The story behind the story
Behind the headlines arising from the Moody’s report are two underlying findings that are likely to have far-reaching effects on American higher education, and that certainly will extend well beyond the still-relatively small number of institutions impacted by the closures and mergers forecast for 2017.
First, a majority of small US colleges are now no longer able to sustain revenue growth at a level that can keep pace with inflation. The benchmark that Moody’s uses to measure this is a sustained three-year growth rate of 2%. The significance of this is that if you can’t hit that 2% mark as an institution, then your costs are very likely growing faster than your revenues.
As the following chart illustrates, the percentage of small US colleges in this position rose from under 10% in 2006 to just over 50% as of 2014.

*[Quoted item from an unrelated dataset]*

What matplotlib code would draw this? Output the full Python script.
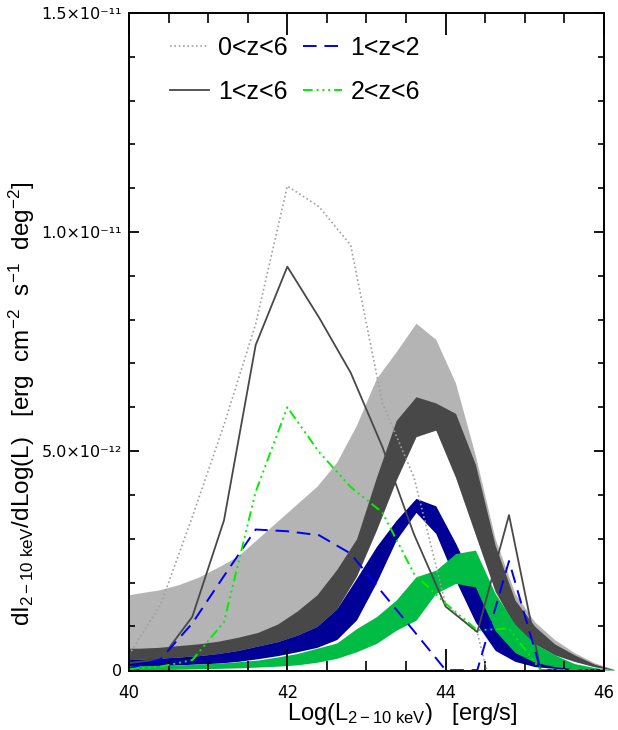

Put another way, the average private college in the study discounted its freshman tuition by nearly half in 2015.
These conditions are made even more serious by a second underlying finding from Moody’s: smaller colleges in the US are losing market share to larger institutions. Another chart from the report, which follows below, shows that, from fall 2010 on, institutions with 1,000 students or less have been losing students to institutions with enrolments of 10,000 or more.